* **Work to complete**
Each line of the material must be repeated precisely, with the pictures left out.

[start]

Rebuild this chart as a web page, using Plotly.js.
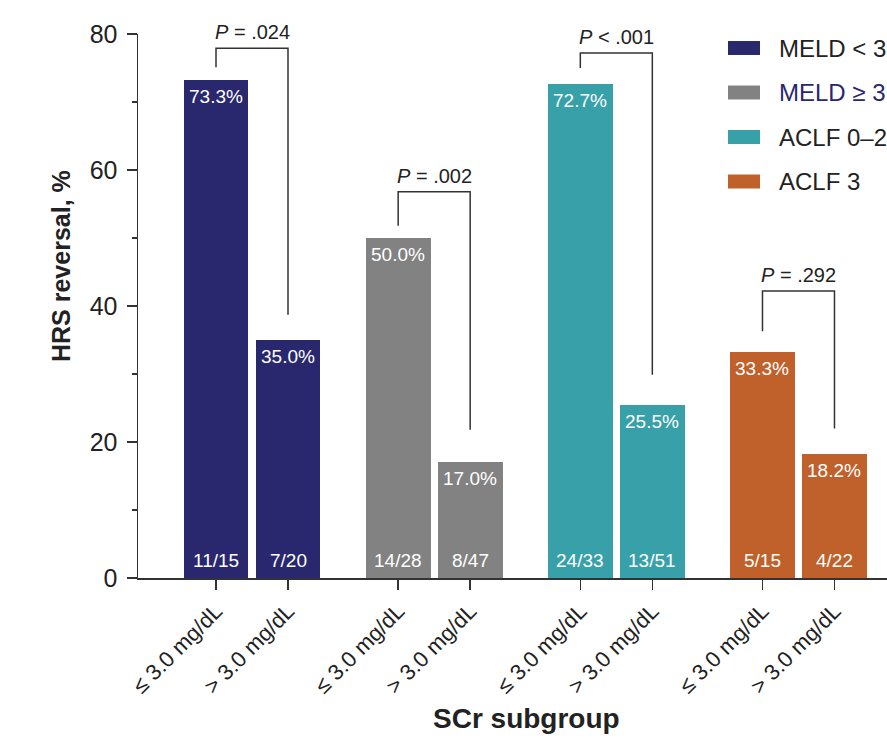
<!DOCTYPE html>
<html>
<head>
<meta charset="utf-8">
<script src="https://cdn.plot.ly/plotly-3.0.1.min.js"></script>
<style>
  html, body { margin: 0; padding: 0; background: #ffffff; }
  #chart { width: 887px; height: 743px; }
</style>
</head>
<body>
<div id="chart"></div>
<script>
// HRS reversal by serum creatinine subgroup, per severity stratum
const groups = ['MELD < 3', 'MELD ≥ 3', 'ACLF 0–2', 'ACLF 3'];
const subgroupLabels = ['≤ 3.0 mg/dL', '> 3.0 mg/dL'];
const lowScrPct = [73.3, 50.0, 72.7, 33.3];   // SCr ≤ 3.0 mg/dL
const highScrPct = [35.0, 17.0, 25.5, 18.2];  // SCr > 3.0 mg/dL
const lowScrN = ['11/15', '14/28', '24/33', '5/15'];
const highScrN = ['7/20', '8/47', '13/51', '4/22'];
const pLabels = ['<i>P</i> = .024', '<i>P</i> = .002', '<i>P</i> < .001', '<i>P</i> = .292'];

// styling
const colors = ['#29276e', '#828282', '#37a0a9', '#c0612b'];
const legendTextColors = ['#222222', '#29276e', '#222222', '#222222'];
const FONT = 'Liberation Sans, Arial, Helvetica, sans-serif';
const INK = '#222222';
const groupStep = 2.53;     // distance between group starts (x units)
const barWidth = 0.9;
const bracketLift = [4.6, 6.8, 4.5, 8.9];   // bracket top above the taller bar
const legLeftGap = [1.8, 1.8, 2.3, 3.0];
const legRightGap = [3.7, 4.8, 4.4, 3.8];

// plot-area geometry in pixels
const W = 887, H = 743;
const M = { l: 138, r: 0, t: 34, b: 165 };
const plotW = W - M.l - M.r, plotH = H - M.t - M.b;
const pxToPaperX = px => (px - M.l) / plotW;
const pxToPaperY = py => (H - M.b - py) / plotH;

const traces = [];
const tickvals = [], ticktext = [];
const shapes = [], annotations = [];

groups.forEach((g, i) => {
  const x0 = i * groupStep, x1 = x0 + 1;
  traces.push({
    type: 'bar',
    x: [x0, x1],
    y: [lowScrPct[i], highScrPct[i]],
    width: barWidth,
    marker: { color: colors[i], line: { width: 0 } },
    name: g,
    showlegend: false,
    hoverinfo: 'skip'
  });
  tickvals.push(x0, x1);
  ticktext.push(subgroupLabels[0], subgroupLabels[1]);

  // percentage labels at the top of each bar
  [[x0, lowScrPct[i]], [x1, highScrPct[i]]].forEach(([x, v]) => {
    annotations.push({
      x: x, y: v, xref: 'x', yref: 'y',
      text: v.toFixed(1) + '%', showarrow: false,
      yanchor: 'top', yshift: -4,
      font: { family: FONT, size: 19, color: '#ffffff' }
    });
  });
  // counts at the base of each bar
  [[x0, lowScrN[i]], [x1, highScrN[i]]].forEach(([x, t]) => {
    annotations.push({
      x: x, y: 0, xref: 'x', yref: 'y',
      text: t, showarrow: false,
      yanchor: 'bottom', yshift: 5,
      font: { family: FONT, size: 19, color: '#ffffff' }
    });
  });

  // significance bracket
  const top = Math.max(lowScrPct[i], highScrPct[i]) + bracketLift[i];
  const yl = lowScrPct[i] + legLeftGap[i];
  const yr = highScrPct[i] + legRightGap[i];
  shapes.push({
    type: 'path', xref: 'x', yref: 'y',
    path: `M ${x0} ${yl} L ${x0} ${top} L ${x1} ${top} L ${x1} ${yr}`,
    line: { color: '#333333', width: 1.5 }
  });
  annotations.push({
    x: (x0 + x1) / 2, y: top, xref: 'x', yref: 'y',
    text: pLabels[i], showarrow: false,
    yanchor: 'bottom', yshift: 3,
    font: { family: FONT, size: 20, color: INK }
  });

  // legend entry
  const cy = 48 + i * 44.5;
  shapes.push({
    type: 'rect', xref: 'paper', yref: 'paper',
    x0: pxToPaperX(728), x1: pxToPaperX(760),
    y0: pxToPaperY(cy - 7), y1: pxToPaperY(cy + 7),
    fillcolor: colors[i], line: { width: 0 }
  });
  annotations.push({
    x: pxToPaperX(777), y: pxToPaperY(cy), xref: 'paper', yref: 'paper',
    text: g, showarrow: false, xanchor: 'left', yanchor: 'middle',
    font: { family: FONT, size: 24, color: legendTextColors[i] }
  });
});

// axis titles
annotations.push({
  x: pxToPaperX(61), y: pxToPaperY(266), xref: 'paper', yref: 'paper',
  text: '<b>HRS reversal, %</b>', textangle: -90, showarrow: false,
  xanchor: 'center', yanchor: 'middle',
  font: { family: FONT, size: 25, color: INK }
});
annotations.push({
  x: pxToPaperX(526), y: pxToPaperY(718), xref: 'paper', yref: 'paper',
  text: '<b>SCr subgroup</b>', showarrow: false,
  xanchor: 'center', yanchor: 'middle',
  font: { family: FONT, size: 28, color: INK }
});

const pxPerUnit = 72;
const firstCenterPx = 216;
const xMin = (M.l - firstCenterPx) / pxPerUnit;
const xMax = xMin + plotW / pxPerUnit;

const layout = {
  width: W, height: H,
  margin: M,
  paper_bgcolor: '#ffffff',
  plot_bgcolor: '#ffffff',
  showlegend: false,
  bargap: 0,
  xaxis: {
    range: [xMin, xMax],
    tickmode: 'array', tickvals: tickvals, ticktext: ticktext,
    tickangle: -45,
    ticks: 'outside', ticklen: 10, tickwidth: 1.5, tickcolor: '#333333',
    showline: true, linecolor: '#333333', linewidth: 1.5,
    showgrid: false, zeroline: false, fixedrange: true,
    tickfont: { family: FONT, size: 22, color: INK }
  },
  yaxis: {
    range: [0, 80],
    tickmode: 'array', tickvals: [0, 20, 40, 60, 80],
    ticks: 'outside', ticklen: 10, tickwidth: 1.5, tickcolor: '#333333',
    minor: { tickmode: 'array', tickvals: [10, 30, 50, 70], ticks: 'outside', ticklen: 5, tickwidth: 1.5, tickcolor: '#333333', showgrid: false },
    showline: true, linecolor: '#333333', linewidth: 1.5,
    showgrid: false, zeroline: false, fixedrange: true,
    ticklabelstandoff: 4,
    tickfont: { family: FONT, size: 25, color: INK }
  },
  shapes: shapes,
  annotations: annotations
};

Plotly.newPlot('chart', traces, layout, { displayModeBar: false, staticPlot: true });
</script>
</body>
</html>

[end]

* **Answer in full**
Rebuild this chart as a web page, using Plotly.js.
<!DOCTYPE html>
<html>
<head>
<meta charset="utf-8">
<script src="https://cdn.plot.ly/plotly-3.0.1.min.js"></script>
<style>
  html, body { margin: 0; padding: 0; background: #ffffff; }
  #chart { width: 887px; height: 743px; }
</style>
</head>
<body>
<div id="chart"></div>
<script>
// HRS reversal by serum creatinine subgroup, per severity stratum
const groups = ['MELD < 3', 'MELD ≥ 3', 'ACLF 0–2', 'ACLF 3'];
const subgroupLabels = ['≤ 3.0 mg/dL', '> 3.0 mg/dL'];
const lowScrPct = [73.3, 50.0, 72.7, 33.3];   // SCr ≤ 3.0 mg/dL
const highScrPct = [35.0, 17.0, 25.5, 18.2];  // SCr > 3.0 mg/dL
const lowScrN = ['11/15', '14/28', '24/33', '5/15'];
const highScrN = ['7/20', '8/47', '13/51', '4/22'];
const pLabels = ['<i>P</i> = .024', '<i>P</i> = .002', '<i>P</i> < .001', '<i>P</i> = .292'];

// styling
const colors = ['#29276e', '#828282', '#37a0a9', '#c0612b'];
const legendTextColors = ['#222222', '#29276e', '#222222', '#222222'];
const FONT = 'Liberation Sans, Arial, Helvetica, sans-serif';
const INK = '#222222';
const groupStep = 2.53;     // distance between group starts (x units)
const barWidth = 0.9;
const bracketLift = [4.6, 6.8, 4.5, 8.9];   // bracket top above the taller bar
const legLeftGap = [1.8, 1.8, 2.3, 3.0];
const legRightGap = [3.7, 4.8, 4.4, 3.8];

// plot-area geometry in pixels
const W = 887, H = 743;
const M = { l: 138, r: 0, t: 34, b: 165 };
const plotW = W - M.l - M.r, plotH = H - M.t - M.b;
const pxToPaperX = px => (px - M.l) / plotW;
const pxToPaperY = py => (H - M.b - py) / plotH;

const traces = [];
const tickvals = [], ticktext = [];
const shapes = [], annotations = [];

groups.forEach((g, i) => {
  const x0 = i * groupStep, x1 = x0 + 1;
  traces.push({
    type: 'bar',
    x: [x0, x1],
    y: [lowScrPct[i], highScrPct[i]],
    width: barWidth,
    marker: { color: colors[i], line: { width: 0 } },
    name: g,
    showlegend: false,
    hoverinfo: 'skip'
  });
  tickvals.push(x0, x1);
  ticktext.push(subgroupLabels[0], subgroupLabels[1]);

  // percentage labels at the top of each bar
  [[x0, lowScrPct[i]], [x1, highScrPct[i]]].forEach(([x, v]) => {
    annotations.push({
      x: x, y: v, xref: 'x', yref: 'y',
      text: v.toFixed(1) + '%', showarrow: false,
      yanchor: 'top', yshift: -4,
      font: { family: FONT, size: 19, color: '#ffffff' }
    });
  });
  // counts at the base of each bar
  [[x0, lowScrN[i]], [x1, highScrN[i]]].forEach(([x, t]) => {
    annotations.push({
      x: x, y: 0, xref: 'x', yref: 'y',
      text: t, showarrow: false,
      yanchor: 'bottom', yshift: 5,
      font: { family: FONT, size: 19, color: '#ffffff' }
    });
  });

  // significance bracket
  const top = Math.max(lowScrPct[i], highScrPct[i]) + bracketLift[i];
  const yl = lowScrPct[i] + legLeftGap[i];
  const yr = highScrPct[i] + legRightGap[i];
  shapes.push({
    type: 'path', xref: 'x', yref: 'y',
    path: `M ${x0} ${yl} L ${x0} ${top} L ${x1} ${top} L ${x1} ${yr}`,
    line: { color: '#333333', width: 1.5 }
  });
  annotations.push({
    x: (x0 + x1) / 2, y: top, xref: 'x', yref: 'y',
    text: pLabels[i], showarrow: false,
    yanchor: 'bottom', yshift: 3,
    font: { family: FONT, size: 20, color: INK }
  });

  // legend entry
  const cy = 48 + i * 44.5;
  shapes.push({
    type: 'rect', xref: 'paper', yref: 'paper',
    x0: pxToPaperX(728), x1: pxToPaperX(760),
    y0: pxToPaperY(cy - 7), y1: pxToPaperY(cy + 7),
    fillcolor: colors[i], line: { width: 0 }
  });
  annotations.push({
    x: pxToPaperX(777), y: pxToPaperY(cy), xref: 'paper', yref: 'paper',
    text: g, showarrow: false, xanchor: 'left', yanchor: 'middle',
    font: { family: FONT, size: 24, color: legendTextColors[i] }
  });
});

// axis titles
annotations.push({
  x: pxToPaperX(61), y: pxToPaperY(266), xref: 'paper', yref: 'paper',
  text: '<b>HRS reversal, %</b>', textangle: -90, showarrow: false,
  xanchor: 'center', yanchor: 'middle',
  font: { family: FONT, size: 25, color: INK }
});
annotations.push({
  x: pxToPaperX(526), y: pxToPaperY(718), xref: 'paper', yref: 'paper',
  text: '<b>SCr subgroup</b>', showarrow: false,
  xanchor: 'center', yanchor: 'middle',
  font: { family: FONT, size: 28, color: INK }
});

const pxPerUnit = 72;
const firstCenterPx = 216;
const xMin = (M.l - firstCenterPx) / pxPerUnit;
const xMax = xMin + plotW / pxPerUnit;

const layout = {
  width: W, height: H,
  margin: M,
  paper_bgcolor: '#ffffff',
  plot_bgcolor: '#ffffff',
  showlegend: false,
  bargap: 0,
  xaxis: {
    range: [xMin, xMax],
    tickmode: 'array', tickvals: tickvals, ticktext: ticktext,
    tickangle: -45,
    ticks: 'outside', ticklen: 10, tickwidth: 1.5, tickcolor: '#333333',
    showline: true, linecolor: '#333333', linewidth: 1.5,
    showgrid: false, zeroline: false, fixedrange: true,
    tickfont: { family: FONT, size: 22, color: INK }
  },
  yaxis: {
    range: [0, 80],
    tickmode: 'array', tickvals: [0, 20, 40, 60, 80],
    ticks: 'outside', ticklen: 10, tickwidth: 1.5, tickcolor: '#333333',
    minor: { tickmode: 'array', tickvals: [10, 30, 50, 70], ticks: 'outside', ticklen: 5, tickwidth: 1.5, tickcolor: '#333333', showgrid: false },
    showline: true, linecolor: '#333333', linewidth: 1.5,
    showgrid: false, zeroline: false, fixedrange: true,
    ticklabelstandoff: 4,
    tickfont: { family: FONT, size: 25, color: INK }
  },
  shapes: shapes,
  annotations: annotations
};

Plotly.newPlot('chart', traces, layout, { displayModeBar: false, staticPlot: true });
</script>
</body>
</html>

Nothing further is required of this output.